Sen. Mark Warner (D-Va.) doesn’t want leniency for the source of classified information in a recent story by The Intercept about Russian cyber operations related to last year’s election.
The Ranking Member of the Senate Intelligence Committee told USA Today on Tuesday: “Whoever’s the leaker should be pursued to the full extent of the law.”
Warner did, however, ascribe some value to the information revealed by The Intercept and its source. He said that he was calling on intel agencies to declassify more details about the alleged Russian cyber attack.
“The extent of the attacks is much broader than has been reported so far,” the Senator added. Warner is co-leading an intel committee probe into Russian cyber activities centering around the election of Donald Trump.
On Monday, just hours after the publication of The Intercept story, a 25-year-old NSA contractor named Reality Winner was charged by the Justice Department with leaking state secrets to the publication.
The DOJ announced that Winner was arrested shortly after The Intercept’s story went to press.

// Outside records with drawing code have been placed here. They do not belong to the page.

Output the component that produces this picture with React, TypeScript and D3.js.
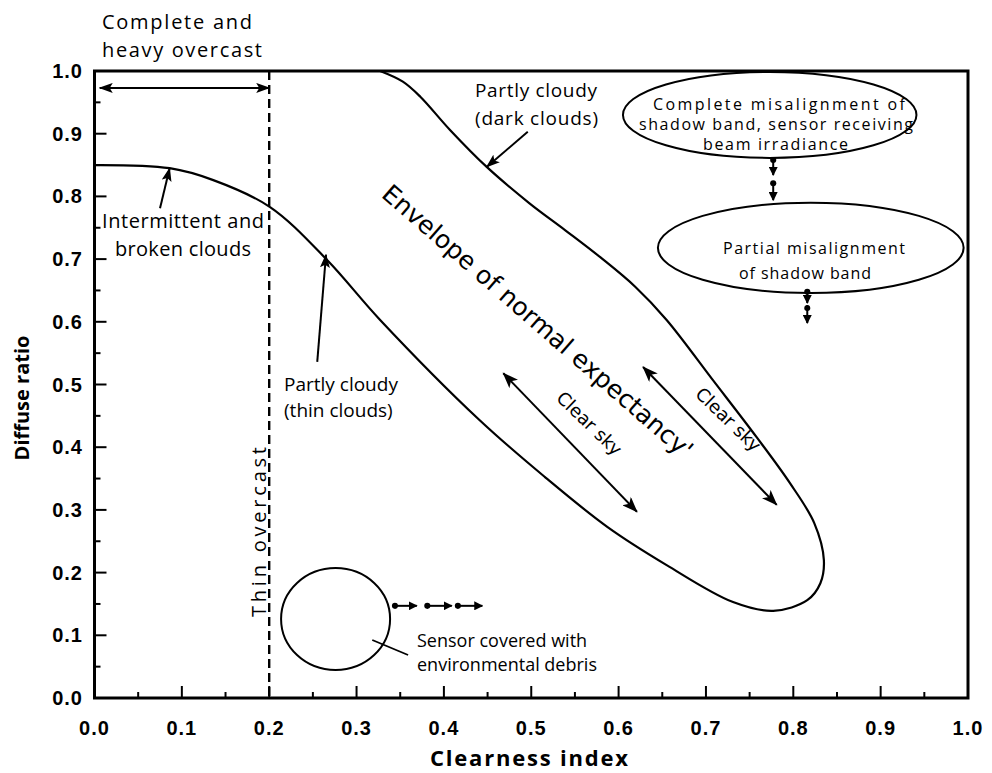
import React from "react";
import * as d3 from "d3";

const W = 992;
const H = 773;

// Axis ticks (value every 0.1, minor every 0.05)
const majorTicks = [0, 0.1, 0.2, 0.3, 0.4, 0.5, 0.6, 0.7, 0.8, 0.9, 1.0];
const minorTicks = [0.05, 0.15, 0.25, 0.35, 0.45, 0.55, 0.65, 0.75, 0.85, 0.95];
const tickLabels = ["0.0", "0.1", "0.2", "0.3", "0.4", "0.5", "0.6", "0.7", "0.8", "0.9", "1.0"];

// Envelope boundary: lower branch from the y axis, round the tip, back up to the top edge
const envelopeKt = [
  0.0, 0.086, 0.136, 0.201, 0.266, 0.327, 0.441, 0.516, 0.587, 0.655, 0.731, 0.777,
  0.816, 0.831, 0.835, 0.824, 0.796, 0.758, 0.708, 0.655, 0.619, 0.579, 0.539, 0.498,
  0.449, 0.407, 0.373, 0.353, 0.327,
];
const envelopeKd = [
  0.85, 0.845, 0.826, 0.783, 0.699, 0.603, 0.443, 0.352, 0.273, 0.212, 0.153, 0.139,
  0.156, 0.183, 0.22, 0.279, 0.343, 0.416, 0.507, 0.603, 0.656, 0.703, 0.746, 0.789,
  0.847, 0.906, 0.959, 0.983, 1.0,
];

const overcastLimit = 0.2;

// Pointer arrows: [fromX, fromY, toX, toY] in data units
const leaderArrows: [number, number, number, number][] = [
  [0.075, 0.781, 0.086, 0.845],
  [0.255, 0.536, 0.265, 0.707],
  [0.496, 0.903, 0.449, 0.847],
];
const clearSkyArrows: [number, number, number, number][] = [
  [0.468, 0.518, 0.621, 0.297],
  [0.628, 0.528, 0.781, 0.308],
];
const overcastArrow: [number, number, number, number] = [0.006, 0.973, 0.2, 0.973];

// Short dotted-tail arrows showing drift directions
const driftDown: [number, number, number, number][] = [
  [0.777, 0.858, 0.777, 0.834],
  [0.777, 0.821, 0.777, 0.794],
  [0.816, 0.648, 0.816, 0.63],
  [0.816, 0.622, 0.816, 0.598],
];
const driftRight: [number, number, number, number][] = [
  [0.344, 0.147, 0.369, 0.147],
  [0.381, 0.147, 0.409, 0.147],
  [0.416, 0.147, 0.444, 0.147],
];

// Ellipses: [cx, cy, rx, ry] in data units
const debrisRing = [0.276, 0.126, 0.0624, 0.0813];
const fullMisalign = [0.773, 0.93, 0.168, 0.0686];
const partialMisalign = [0.82, 0.718, 0.175, 0.072];

const x = d3.scaleLinear().domain([0, 1]).range([94.5, 968]);
const y = d3.scaleLinear().domain([0, 1]).range([698, 71]);

const annoFont = "'Open Sans', 'DejaVu Sans', sans-serif";
const tickFont = "'Liberation Sans', Arial, sans-serif";

export default function App() {
  const pts: [number, number][] = envelopeKt.map((k, i) => [k, envelopeKd[i]]);
  const envPath =
    d3
      .line<[number, number]>()
      .x((d) => x(d[0]))
      .y((d) => y(d[1]))
      .curve(d3.curveCatmullRom.alpha(0.5))(pts) || "";

  const seg = (a: [number, number, number, number], marker: string, sw: number, start?: string) => (
    <line
      x1={x(a[0])}
      y1={y(a[1])}
      x2={x(a[2])}
      y2={y(a[3])}
      stroke="#000"
      strokeWidth={sw}
      markerEnd={`url(#${marker})`}
      markerStart={start ? `url(#${start})` : undefined}
    />
  );

  const ell = (e: number[], sw = 2) => (
    <ellipse
      cx={x(e[0])}
      cy={y(e[1])}
      rx={x(e[2]) - x(0)}
      ry={y(0) - y(e[3])}
      fill="none"
      stroke="#000"
      strokeWidth={sw}
    />
  );

  return (
    <svg
      width={W}
      height={H}
      viewBox={`0 0 ${W} ${H}`}
      style={{ position: "absolute", left: 0, top: 0, background: "#fff" }}
    >
      <defs>
        <marker id="bigHead" markerUnits="userSpaceOnUse" viewBox="0 0 16 12" refX="15" refY="6" markerWidth="17" markerHeight="12" orient="auto-start-reverse">
          <path d="M0,0 L16,6 L0,12 L4,6 Z" fill="#000" />
        </marker>
        <marker id="midHead" markerUnits="userSpaceOnUse" viewBox="0 0 14 10" refX="13" refY="5" markerWidth="14" markerHeight="10" orient="auto-start-reverse">
          <path d="M0,0 L14,5 L0,10 L3,5 Z" fill="#000" />
        </marker>
        <marker id="smallHead" markerUnits="userSpaceOnUse" viewBox="0 0 10 10" refX="9" refY="5" markerWidth="9" markerHeight="9" orient="auto">
          <path d="M0,0 L10,5 L0,10 Z" fill="#000" />
        </marker>
        <marker id="dotTail" markerUnits="userSpaceOnUse" viewBox="0 0 8 8" refX="4" refY="4" markerWidth="7" markerHeight="7" orient="auto">
          <circle cx="4" cy="4" r="3.5" fill="#000" />
        </marker>
      </defs>

      {/* envelope of normal expectancy */}
      <path d={envPath} fill="none" stroke="#000" strokeWidth={2.2} />

      {/* thin-overcast boundary */}
      <line
        x1={x(overcastLimit)}
        x2={x(overcastLimit)}
        y1={y(1)}
        y2={y(0)}
        stroke="#000"
        strokeWidth={2.4}
        strokeDasharray="9 5"
      />

      {/* axes frame */}
      <rect x={x(0)} y={y(1)} width={x(1) - x(0)} height={y(0) - y(1)} fill="none" stroke="#000" strokeWidth={3} />

      {majorTicks.map((t) => (
        <g key={"mx" + t}>
          <line x1={x(t)} x2={x(t)} y1={y(0)} y2={y(0) - 12} stroke="#000" strokeWidth={2} />
          <line x1={x(0)} x2={x(0) + 12} y1={y(t)} y2={y(t)} stroke="#000" strokeWidth={2} />
        </g>
      ))}
      {minorTicks.map((t) => (
        <g key={"mn" + t}>
          <line x1={x(t)} x2={x(t)} y1={y(0)} y2={y(0) - 6} stroke="#000" strokeWidth={2} />
          <line x1={x(0)} x2={x(0) + 6} y1={y(t)} y2={y(t)} stroke="#000" strokeWidth={2} />
        </g>
      ))}

      {majorTicks.map((t, i) => (
        <text key={"lx" + t} x={x(t)} y={735} textAnchor="middle" fontFamily={tickFont} fontWeight="bold" fontSize={20} letterSpacing={1}>
          {tickLabels[i]}
        </text>
      ))}
      {majorTicks.map((t, i) => (
        <text key={"ly" + t} x={83} y={y(t) + 7} textAnchor="end" fontFamily={tickFont} fontWeight="bold" fontSize={20} letterSpacing={1}>
          {tickLabels[i]}
        </text>
      ))}

      <text x={430} y={766} fontFamily={annoFont} fontWeight="bold" fontSize={22} textLength={198} lengthAdjust="spacing">
        Clearness index
      </text>
      <text transform="translate(29,398) rotate(-90)" textAnchor="middle" fontFamily={annoFont} fontWeight="bold" fontSize={20}>
        Diffuse ratio
      </text>

      {/* overcast span */}
      {seg(overcastArrow, "midHead", 2, "midHead")}
      <text fontFamily={annoFont} fontSize={20} x={102} y={29} textLength={150} lengthAdjust="spacing">Complete and</text>
      <text fontFamily={annoFont} fontSize={20} x={102} y={57} textLength={160} lengthAdjust="spacing">heavy overcast</text>

      {/* leader arrows */}
      {leaderArrows.map((a, i) => (
        <g key={"ld" + i}>{seg(a, "midHead", 2)}</g>
      ))}
      <text fontFamily={annoFont} fontSize={20} x={102} y={228} textLength={162} lengthAdjust="spacing">Intermittent and</text>
      <text fontFamily={annoFont} fontSize={20} x={115} y={256} textLength={136} lengthAdjust="spacing">broken clouds</text>
      <text fontFamily={annoFont} fontSize={19} x={284} y={391}>Partly cloudy</text>
      <text fontFamily={annoFont} fontSize={19} x={284} y={417}>(thin clouds)</text>
      <text fontFamily={annoFont} fontSize={19} x={475} y={97} textLength={122} lengthAdjust="spacing">Partly cloudy</text>
      <text fontFamily={annoFont} fontSize={19} x={475} y={125} textLength={123} lengthAdjust="spacing">(dark clouds)</text>

      <text
        transform="translate(266,532) rotate(-90)"
        textAnchor="middle"
        fontFamily={annoFont}
        fontSize={20}
        textLength={170}
        lengthAdjust="spacing"
      >
        Thin overcast
      </text>

      {/* envelope caption */}
      <text
        transform="translate(532,328) rotate(41)"
        textAnchor="middle"
        fontFamily="'DejaVu Sans', sans-serif"
        fontSize={25}
      >
        Envelope of normal expectancy'
      </text>

      {/* clear-sky directions */}
      {clearSkyArrows.map((a, i) => (
        <g key={"cs" + i}>{seg(a, "bigHead", 2, "bigHead")}</g>
      ))}
      <text transform="translate(585,428) rotate(44)" textAnchor="middle" fontFamily="'DejaVu Sans', sans-serif" fontSize={18}>
        Clear sky
      </text>
      <text transform="translate(724,424) rotate(44)" textAnchor="middle" fontFamily="'DejaVu Sans', sans-serif" fontSize={18}>
        Clear sky
      </text>

      {/* shadow band misalignment */}
      {ell(fullMisalign)}
      {ell(partialMisalign)}
      <g fontFamily={annoFont} fontSize={16}>
        <text x={653} y={110} textLength={252} lengthAdjust="spacing">Complete misalignment of</text>
        <text x={639} y={130} textLength={274} lengthAdjust="spacing">shadow band, sensor receiving</text>
        <text x={703} y={150} textLength={145} lengthAdjust="spacing">beam irradiance</text>
        <text x={723} y={254} textLength={182} lengthAdjust="spacing">Partial misalignment</text>
        <text x={739} y={279} textLength={132} lengthAdjust="spacing">of shadow band</text>
      </g>
      {driftDown.map((a, i) => (
        <g key={"dd" + i}>{seg(a, "smallHead", 2, "dotTail")}</g>
      ))}

      {/* debris on sensor */}
      {ell(debrisRing)}
      {driftRight.map((a, i) => (
        <g key={"dr" + i}>{seg(a, "smallHead", 2, "dotTail")}</g>
      ))}
      <line x1={x(0.318)} y1={y(0.0925)} x2={x(0.359)} y2={y(0.0686)} stroke="#000" strokeWidth={1.8} />
      <text fontFamily={annoFont} fontSize={18} x={417} y={647}>Sensor covered with</text>
      <text fontFamily={annoFont} fontSize={18} x={417} y={671}>environmental debris</text>
    </svg>
  );
}
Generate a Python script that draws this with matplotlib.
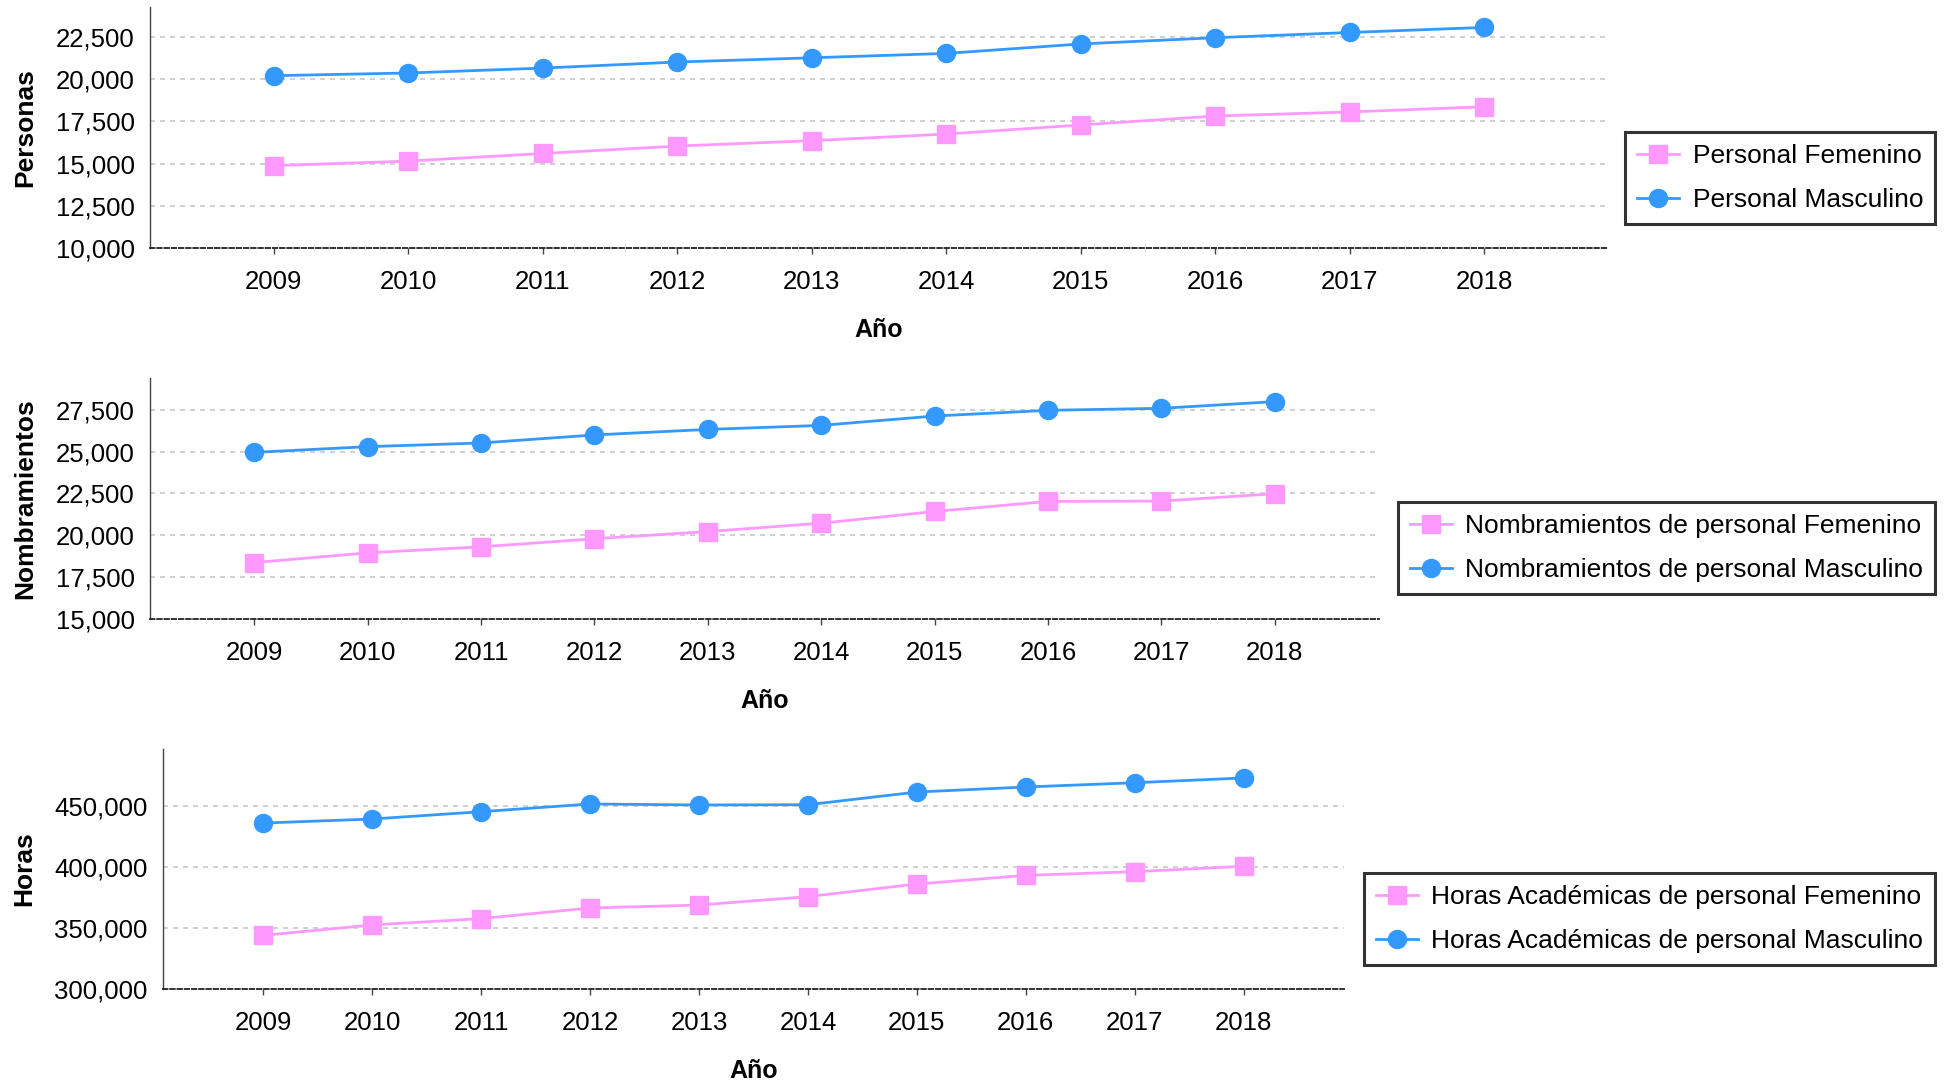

The article was based on a secret intelligence report that alleged Russian cyber operation against US election infrastructure software in the weeks leading up to last November’s contest.
It charges that Russian military intelligence conducted a spear-phishing campaign directed at US election officials and companies administering voter software and hardware. The Intercept was careful to note that the leaked document “does not show the underlying ‘raw’ intelligence on which the analysis is based.”
According to the government’s affidavit, Winner had access to the secret reporting through her job as a contractor with Pluribus International Corporation, working out of an NSA facility in Georgia.
She is alleged to have printed out the record from her workplace before mailing it to The Intercept.
The affidavit also alleges that her capture was facilitated by an unnamed reporter with The Intercept who disclosed information about the document and where it was mailed from to a separate government contractor in order to determine its authenticity. The government claims that the information provided by the reporter helped narrow the pool of suspects down to Winner.
In a statement released on Tuesday, The Intercept cast doubt on the DOJ’s assertions, while maintaining that it still does not know the identity of its source.
“Winner faces allegations that have not been proven,” the outlet stated. “The same is true of the FBI’s claims about how it came to arrest Winner.”